Shaw had already publicly come out against the war (and was roundly condemned for it), but when the Anglo-Belgian actress Lalla Vandervelde appealed to him to write a play to raise funds for the people of Belgium, he obliged.
The resulting play, Augustus Does His Bit, was a send-up not of war, but of the bureaucracy that is the bane of every soldier. The play was produced in London in January of 1917 as the war was raging, and it poked fun at the incompetence that had led to so much pointless loss of life.
Critics took issue with the play, but apparently audiences loved it.
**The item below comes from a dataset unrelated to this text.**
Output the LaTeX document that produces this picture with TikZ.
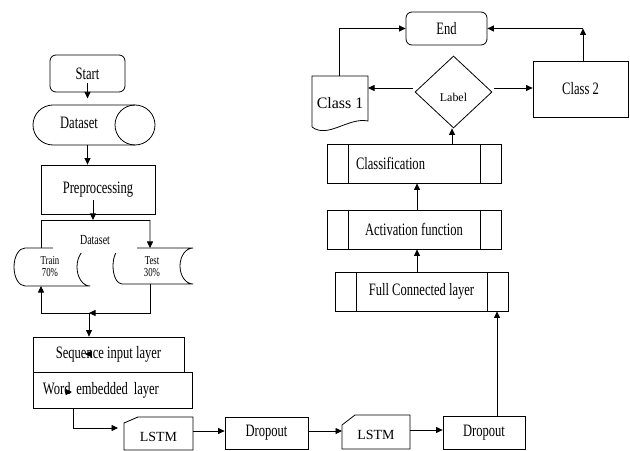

The actor F.B.J. Sharp played the meticulously fussy Lord Augustus Highcastle while Vandervelde played the mysterious lady who shows up at his office to steal government secrets from right under his nose. Fortunately, everything turns out fine, but not before Augustus is made a fool of and the audience is thoroughly entertained.
After the war ended, there continued to be a smattering of performances. St. Paul's school in Coventry put the play on in 1922, as did Dundee Training College the following year. In 1924 the Everyman Theatre in Hampstead put the piece on, together with Shaw's one-act play The Man of Destiny which has a similarly absurd depiction of Napoleon. The critics were unimpressed, perhaps because the play's moment had passed and people no longer wanted to think about the war.
Today, though, Shaw's satire sparkles, and the play calls out for performance, as does another Shaw one-act play about the war, O'Flaherty VC.